Most AI agents today are built to find answers, not to discover new ones. A new framework called Caesar, developed by researchers at Cognizant AI Lab, challenges this fundamental limitation by introducing a graph-based architecture that enables AI systems to explore connections across disparate information sources and iteratively refine their thinking, much like human researchers do .

Why Do Current AI Agents Struggle With Discovery?

Today's most advanced AI systems, including those powered by retrieval-augmented generation (RAG) and ReAct-style reasoning, operate within a constrained paradigm. They excel at finding relevant documents and summarizing information, but they rarely venture beyond what already exists. These systems treat the web as a sequence of disconnected documents, optimizing for precision by surfacing the most relevant content to a given query, but without meaningfully exploring beyond it .

This creates what researchers call "structural tunnel vision." Agents repeatedly surface similar information, reinforce existing perspectives, and converge on answers that are correct but often unoriginal. The limitations become especially pronounced when tasks shift from answering known questions to generating genuinely new ideas. Without a representation of how concepts relate across different contexts, and without a mechanism to deliberately challenge their own conclusions, these systems hit a wall .

The problem is not simply a matter of implementation details. It reflects a fundamental architectural choice: these systems were designed for retrieval, not discovery.

How Does Caesar's Two-Phase Approach Work?

Caesar addresses these limitations through a fundamentally different design. Rather than treating information gathering as a sequence of independent retrieval steps, the system approaches it as a structured exploration problem. As it navigates the web, Caesar constructs a dynamic knowledge graph that captures relationships between concepts, sources, and intermediate insights. This graph acts as a persistent memory of the agent's reasoning process, allowing it to track where it has been, identify unexplored areas, and make decisions based on the broader structure of information rather than immediate relevance alone .

The framework operates through two distinct phases that work together to enable deeper reasoning:

• Phase 1 - Graph-Based Exploration: The agent gathers information while simultaneously building a structured representation of how that information connects. Each new piece of data is evaluated in the context of existing nodes, allowing the system to identify reinforcing or conflicting relationships and surface connections that are structurally meaningful but not immediately obvious.
• Phase 2 - Adversarial Refinement: Caesar generates candidate outputs and then actively challenges them, formulating new questions designed to probe weaknesses in its current understanding. These questions drive further exploration, which feeds back into the knowledge graph and improves the next iteration of the output.
• Iterative Feedback Loop: The key insight is that discovery requires iteration. The system must revisit and refine its understanding over time rather than gathering information once and stopping, creating a continuous cycle between exploration and synthesis.

This approach mirrors how human researchers actually work. They build mental maps and follow threads across domains. They test hypotheses, revisit assumptions, and refine their thinking iteratively. Caesar brings that methodology to autonomous systems .

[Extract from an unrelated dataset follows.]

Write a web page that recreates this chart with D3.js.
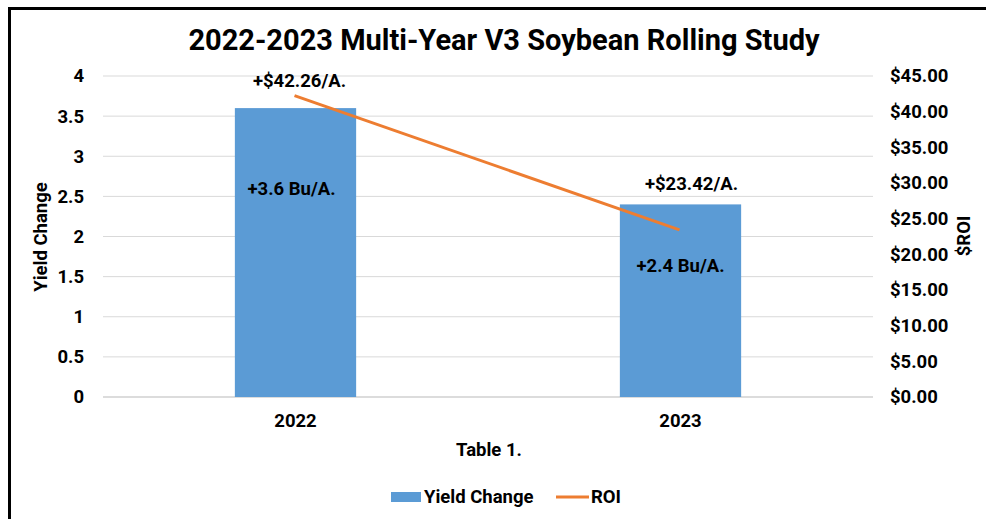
<!DOCTYPE html>
<html><head><meta charset="utf-8">
<script src="https://cdn.jsdelivr.net/npm/d3@7"></script>
<style>
body{margin:0;background:#fff;}
svg{display:block;font-family:Roboto, "Noto Sans", sans-serif;}
</style></head>
<body>
<svg id="c" width="986" height="519"></svg>
<script>
const categories = ["2022", "2023"];
const yieldChange = [3.6, 2.4];
const roi = [42.26, 23.42];
const yieldLabels = ["+3.6 Bu/A.", "+2.4 Bu/A."];
const roiLabels = ["+$42.26/A.", "+$23.42/A."];
const leftTicks = [0, 0.5, 1, 1.5, 2, 2.5, 3, 3.5, 4];
const rightTicks = [0, 5, 10, 15, 20, 25, 30, 35, 40, 45];

const FS = 18.5;
const svg = d3.select("#c");
const L = 103, R = 873, T = 76, B = 397;

svg.append("path").attr("d", "M9.5,519 L9.5,8.5 L986,8.5").attr("fill","none").attr("stroke","#000").attr("stroke-width",3);

const x = d3.scaleBand().domain(categories).range([L, R]).padding(0);
const y = d3.scaleLinear().domain([0, 4]).range([B, T]);
const y2 = d3.scaleLinear().domain([0, 45]).range([B, T]);

svg.append("g").selectAll("line").data(leftTicks).join("line")
  .attr("x1", L).attr("x2", R).attr("y1", d => y(d)).attr("y2", d => y(d))
  .attr("stroke", d => d === 0 ? "#d0d0d0" : "#d9d9d9").attr("stroke-width", d => d === 0 ? 1.5 : 1);

const la = svg.append("g").attr("transform", `translate(${L},0)`)
  .call(d3.axisLeft(y).tickValues(leftTicks).tickSize(0).tickPadding(19).tickFormat(d3.format("")));
la.select(".domain").remove();
la.selectAll("text").attr("font-size", FS).attr("font-weight", "bold").attr("fill", "#000").attr("font-family","Roboto");

const ra = svg.append("g").attr("transform", `translate(${R},0)`)
  .call(d3.axisRight(y2).tickValues(rightTicks).tickSize(0).tickPadding(17).tickFormat(d => "$" + d.toFixed(2)));
ra.select(".domain").remove();
ra.selectAll("text").attr("font-size", FS).attr("font-weight", "bold").attr("fill", "#000").attr("font-family","Roboto");

const xa = svg.append("g").attr("transform", `translate(0,${B})`)
  .call(d3.axisBottom(x).tickSize(0).tickPadding(17));
xa.select(".domain").remove();
xa.selectAll("text").attr("font-size", FS).attr("font-weight", "bold").attr("fill", "#000").attr("font-family","Roboto");

const bw = x.bandwidth() * 0.315;
svg.append("g").selectAll("rect").data(categories).join("rect")
  .attr("x", d => x(d) + x.bandwidth()/2 - bw/2)
  .attr("width", bw)
  .attr("y", (d,i) => y(yieldChange[i]))
  .attr("height", (d,i) => y(0) - y(yieldChange[i]))
  .attr("fill", "#5b9bd5");

const line = d3.line().x((d,i) => x(categories[i]) + x.bandwidth()/2 - 1).y(d => y2(d));
svg.append("path").datum(roi).attr("d", line).attr("fill","none").attr("stroke","#ed7d31").attr("stroke-width",3);

svg.append("g").selectAll("text").data(categories).join("text")
  .attr("x", (d,i) => x(d) + x.bandwidth()/2 + (i===0 ? -4 : 0))
  .attr("y", (d,i) => i===0 ? 195 : 272)
  .attr("text-anchor","middle").attr("font-size",FS).attr("font-weight","bold")
  .text((d,i) => yieldLabels[i]);

svg.append("g").selectAll("text").data(categories).join("text")
  .attr("x", (d,i) => x(d) + x.bandwidth()/2 + (i===0 ? 4 : 11))
  .attr("y", (d,i) => i===0 ? 87 : 190)
  .attr("text-anchor","middle").attr("font-size",FS).attr("font-weight","bold")
  .text((d,i) => roiLabels[i]);

svg.append("text").attr("x", 504).attr("y", 50).attr("text-anchor","middle")
  .attr("font-size", 29).attr("font-weight","bold").text("2022-2023 Multi-Year V3 Soybean Rolling Study");

svg.append("text").attr("transform","translate(47,237) rotate(-90)").attr("text-anchor","middle")
  .attr("font-size",FS).attr("font-weight","bold").text("Yield Change");
svg.append("text").attr("transform","translate(970,236) rotate(-90)").attr("text-anchor","middle")
  .attr("font-size",FS).attr("font-weight","bold").text("$ROI");
svg.append("text").attr("x", 489).attr("y", 456).attr("text-anchor","middle")
  .attr("font-size",FS).attr("font-weight","bold").text("Table 1.");

const lg = svg.append("g");
lg.append("rect").attr("x", 391).attr("y", 492).attr("width", 30).attr("height", 10).attr("fill","#5b9bd5");
lg.append("text").attr("x", 424).attr("y", 503).attr("font-size",FS).attr("font-weight","bold").text("Yield Change");
lg.append("line").attr("x1", 556).attr("x2", 589).attr("y1", 497).attr("y2", 497).attr("stroke","#ed7d31").attr("stroke-width",3);
lg.append("text").attr("x", 591).attr("y", 503).attr("font-size",FS).attr("font-weight","bold").text("ROI");
</script>
</body></html>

What Do the Experimental Results Show?

The effectiveness of Caesar's approach is reflected in its performance on creativity benchmarks. The system was evaluated on tasks designed to measure creative output across three dimensions: novelty, usefulness, and the ability to generate surprising connections. Across these metrics, Caesar consistently outperformed leading AI research agents .

The improvements were particularly strong in novelty and surprise, indicating that the system was able to move beyond conventional patterns of reasoning. While many baseline agents tend to converge on safe, widely represented ideas, Caesar more frequently surfaces connections that are less obvious but still meaningful and grounded in evidence. This difference becomes clearer when examining how the system explores information internally, revealing a fundamentally different approach to problem-solving .

The significance of these results extends beyond academic benchmarks. Many of the most important problems in business and society are not about finding known answers. They are about discovering new ones. Whether in drug discovery, climate modeling, market strategy, or scientific research, the bottleneck is not access to information, but rather the ability to connect it in new ways .

Steps to Understand How AI Discovery Systems Differ From Retrieval Systems

• Recognize the Retrieval Limitation: Traditional AI agents optimize for finding the most relevant existing information to answer a specific query, which works well for known-answer questions but fails when the goal is to generate genuinely novel insights or connections.
• Understand Graph-Based Memory: Unlike systems that process information in isolation, Caesar maintains a dynamic knowledge graph that tracks relationships between concepts across the entire exploration process, enabling the system to identify patterns and connections that would otherwise remain hidden.
• Appreciate Adversarial Refinement: Rather than accepting the first plausible answer, Caesar actively critiques its own outputs by identifying gaps, contradictions, and weak assumptions, then generating new queries to address those weaknesses before finalizing its conclusions.

The shift from retrieval to discovery represents a meaningful evolution in how AI systems can support research, innovation, and decision-making. As organizations increasingly rely on AI agents to help solve complex, open-ended problems, the ability to explore, connect, and iteratively improve ideas becomes not just a nice-to-have feature, but a fundamental requirement for meaningful progress .